Los criterios de Dios son distintos. Su justicia para con nosotros es acorde con nuestra dignidad, y la suya. Fuimos hechos a su imagen y semejanza. Aun cuando hemos pecado —o más bien porque lo hicimos— ha asumido Jesús nuestra naturaleza para rescatarnos y, no sólo reestablecer, sino elevar esa dignidad: ahora estamos insertos, a través de Cristo, en su vida divina. Para Dios, quien nos ama y es misericordioso, eso es lo que merecemos ahora y en la eternidad.

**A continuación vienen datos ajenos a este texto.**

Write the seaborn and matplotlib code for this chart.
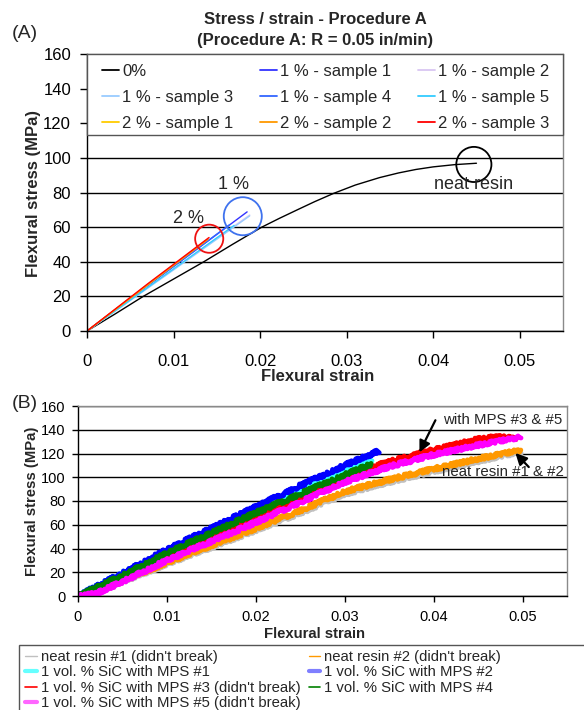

En respuesta a su bondad, nos corresponde hacer al menos tres cosas:
- Corresponder su amor cumpliendo su mandato de amarlo a Él sobre todas las cosas y a nuestro prójimo como a nosotros mismos.
- Ser justos no según el diablo, con perversidad, ni como prefiere el mundo, con venganza, sino según Dios, ofreciendo el bien por el mal. Hacerlo no excluye la corrección fraterna, pero exige nunca renunciar a amar inclusive a quien nos hizo más daño. Aunque esté él ya en prisión, nuestro amor puede traspasar no sólo los muros de la cárcel, también los de su corazón endurecido. Sigue siendo él, como nosotros, un hijo de Dios y debemos tratarlo según su dignidad.
- Acudamos a la justicia de Dios en el sacramento de la reconciliación. Hoy es el tiempo de la Misericordia.